Baby Step 6: Pay Off Your Home Early

Ramsey advocates for the early repayment of mortgages, arguing that owning your home outright is a key component of financial freedom. He suggests applying additional payments to the principal balance of the mortgage to reduce the interest paid over time and accelerate the payoff date.

Baby Step 7: Build Wealth and Give

The final step in Ramsey’s plan is focused on wealth-building and philanthropy. With no debt, a fully funded emergency fund and retirement savings in progress, individuals are encouraged to further grow their wealth and give generously to causes they are passionate about.

Whose Personal Finance Advice Should You Follow?

Cardone advocates for using debt as leverage to invest in real estate and accelerate wealth generation. This strategy can yield high returns, but it comes with risks.

The 2008 financial crisis serves as a reminder of what can happen when real estate market conditions sour: Real estate values can plummet, leaving investors over-leveraged, facing mortgages that exceed their properties’ worth. Many experts, including members of the Federal Reserve, believe that the current housing market may have some of the characteristics of a bubble, so debt-fueled investments may be risky.

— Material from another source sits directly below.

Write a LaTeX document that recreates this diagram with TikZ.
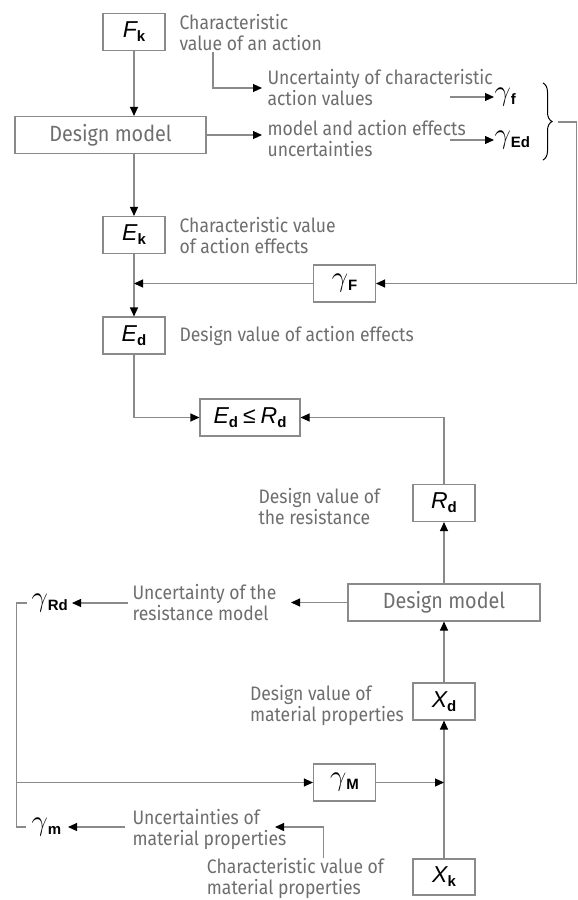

If you’re considering elements of Cardone’s approach:

  • Understand the market: Deep knowledge of real estate cycles is crucial.

  • Assess your risk tolerance: Determine if you can handle the potential financial strain if your investments don’t pan out as expected.

  • Have a plan B: Ensure you have strategies in place for worst-case scenarios, such as a sudden market downturn.

Ramsey’s philosophy centers around avoiding debt, building an emergency fund and methodically investing for the future. His approach provides a more stable foundation, especially in uncertain economic times.

Ultimately, the best financial strategy is one that aligns with your personal goals, risk tolerance and financial situation. It’s important to remember that although leveraging debt can amplify returns, it can also magnify losses, especially in unpredictable markets.